Tuesday, June 12, 2007
A regular commentator (Price chart), with good opinions, have highlighted the other high-yielding currencies since I have highlighted the NZD. They make for some interesting conclusions.
Price chart: "Since NZD is being single out, we can also look at others JPY crosses in order of yield differential. (central bank rates)
CAD/JPY 3.75 (NET)
Now if you look at the monthly price chart of the above: NZ is all time high level. OZ is all time high. GPB is 8 years high (on the verge of breaking out a big base.) USD is at 5 years high. What can keep the motion going? As long as the big gap of yield dirrential exists. How can the tide turn?and When? Narrowing of yield differentials. Yesterday, the AUD/JPY went back up to high point and NZD recovered from the sell down. CAD/JPY is going strong while USD, GBP and EUR maintain strength against JPY.

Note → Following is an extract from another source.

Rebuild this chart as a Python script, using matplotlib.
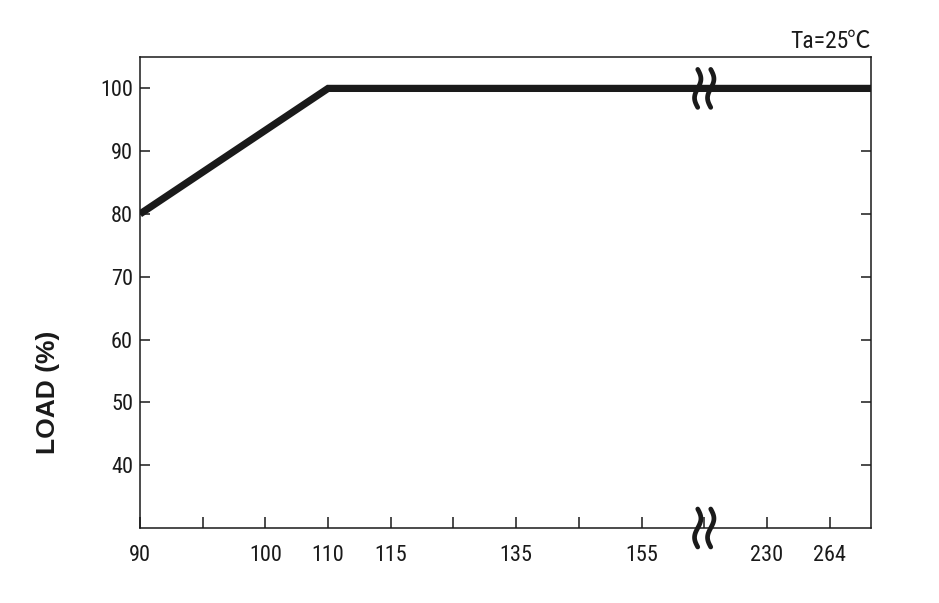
import numpy as np
import matplotlib
matplotlib.use("Agg")
import matplotlib.pyplot as plt
import matplotlib.transforms as mtransforms

# ---- data ----
x_tick_labels = ['90', '', '100', '110', '115', '', '135', '', '155', '', '230', '264']
curve_voltage = ['90', '110', '264']
curve_load = [80, 100, 100]
y_ticks = [40, 50, 60, 70, 80, 90, 100]
break_index = 9
ylabel_text = 'LOAD (%)'
note_main = 'Ta=25'
note_unit = '℃'

fam = ['Roboto Condensed', 'Noto Sans CJK JP', 'DejaVu Sans']
plt.rcParams['font.family'] = fam

fig = plt.figure(figsize=(9.39, 6.03), dpi=100)
ax = fig.add_axes([140/939, 75/603, 731/939, 471/603])

xpos = list(range(len(x_tick_labels)))
xmax = 11.66
ax.set_xlim(0, xmax)
ax.set_ylim(30, 105)

cx = [x_tick_labels.index(v) for v in curve_voltage]
cy = list(curve_load)
cx = cx + [xmax]
cy = cy + [cy[-1]]
ax.plot(cx, cy, color='#1a1a1a', lw=5.2, solid_capstyle='butt', solid_joinstyle='miter',
        clip_on=True, zorder=3)

ax.set_xticks(xpos)
ax.set_xticklabels(x_tick_labels)
ax.set_yticks(y_ticks)
ax.set_yticklabels([str(v) for v in y_ticks])

spine_color = '#1a1a1a'
for s in ax.spines.values():
    s.set_linewidth(1.1)
    s.set_color(spine_color)

ax.tick_params(axis='x', direction='in', length=8, width=1.1, color=spine_color,
               pad=12, labelsize=16, labelcolor='#1a1a1a')
ax.tick_params(axis='y', direction='in', length=7.5, width=1.1, color=spine_color,
               pad=5, labelsize=16, labelcolor='#1a1a1a', right=True)

ax.set_ylabel(ylabel_text, fontsize=19, fontweight='bold', color='#1a1a1a',
              family=['Liberation Sans', 'DejaVu Sans'])
ax.yaxis.set_label_coords(-0.109, 0.289)

unit = ax.text(1.0, 1.0, note_unit, ha='right', va='baseline', fontsize=17, color='#1a1a1a',
               family=['Noto Sans CJK JP', 'DejaVu Sans'],
               transform=ax.transAxes + mtransforms.ScaledTranslation(0, 9/100, fig.dpi_scale_trans))
fig.canvas.draw()
uw = unit.get_window_extent().width
main = ax.text(1.0, 1.0, note_main, ha='right', va='baseline', fontsize=17, color='#1a1a1a',
               transform=ax.transAxes + mtransforms.ScaledTranslation(-(uw - 1) / 100, 9/100, fig.dpi_scale_trans))

# break symbols (S-shaped double strokes)
t = np.linspace(-1, 1, 60)
H = 38 / 100
A = 3.2 / 100
for yb in (curve_load[-1], ax.get_ylim()[0]):
    for dx in (-6.5 / 100, 6.5 / 100):
        xs = dx + A * np.sin(np.pi * t)
        ys = t * H / 2
        trans = fig.dpi_scale_trans + mtransforms.ScaledTranslation(break_index, yb, ax.transData)
        ax.plot(xs, ys, transform=trans, color='#1a1a1a', lw=3.4, clip_on=False,
                solid_capstyle='round', zorder=5)

fig.savefig('out.png', dpi=100, facecolor='white')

BTW, some other countries that have equal or higher rates than NZD:
South Africa 9.0
A study by the World Bank on imploding emerging markets currency a few years back noted that there are a few leading indicators: current account deficit, budget deficit and a contraction in GDP growth. Right now, the above emerging markets currencies are riding on strong surpluses and a firm economic growth model, with the exception of Turkey, South Africa and Hungary in particular as their deficits are large. Let's just highlight the most vulnerable emerging markets currency according to the 3 cited leading indicators and their respective high interest rates:
Highly Vulnerable To Imploding: Icelandic krona, Turkish lira, NZ dollar, Hungarian forint
Vulnerable To Imploding: South African rand, Brazilian real, Polish zloty
Somewhat Risky: Phillippine peso, Indonesian rupiah
Owing to the previous financial implosions of the past, many emerging markets have been over-exuberant in trying to accumulate foreign exchange reserves to serve as a buffer in the event of any similar crises. These reserves can be used as an intervention tool. More importantly, it gives a good image on "good balance sheet management" to the world. Let's look at the current top 10 reserve holders (USD billions):
1) Japan 834
2) China 822
3) Taiwan 257
4) S. Korea 210
5) Russia 176
6) India 132
7) HK 124
8) S'pore 116
9) Mexico 74
10) M'sia 70
Absolute reserves is not as useful an indicator. It has to be as a percentage of something meaningful. If we were to make it a percentage of Short-Term Debt, China will be at #1 with more than 11x coverage, followed by Taiwan 6x, Russia 4.2x, India 4.1x, Malaysia 3x, Mexico 2.7x and South Korea 2.6x. The rule of thumb is that 1x is adequate already. Other indicators that could be used are reserves as a percentage of M2, reserves as a percentage of months of import coverage. On all these measures, the countries that come out tops are: China, Taiwan, Russia, Malaysia and India - in that order. Hence for these countries, the risk for an emerging markets currency implosion scenario is very minimal, almost non-existent.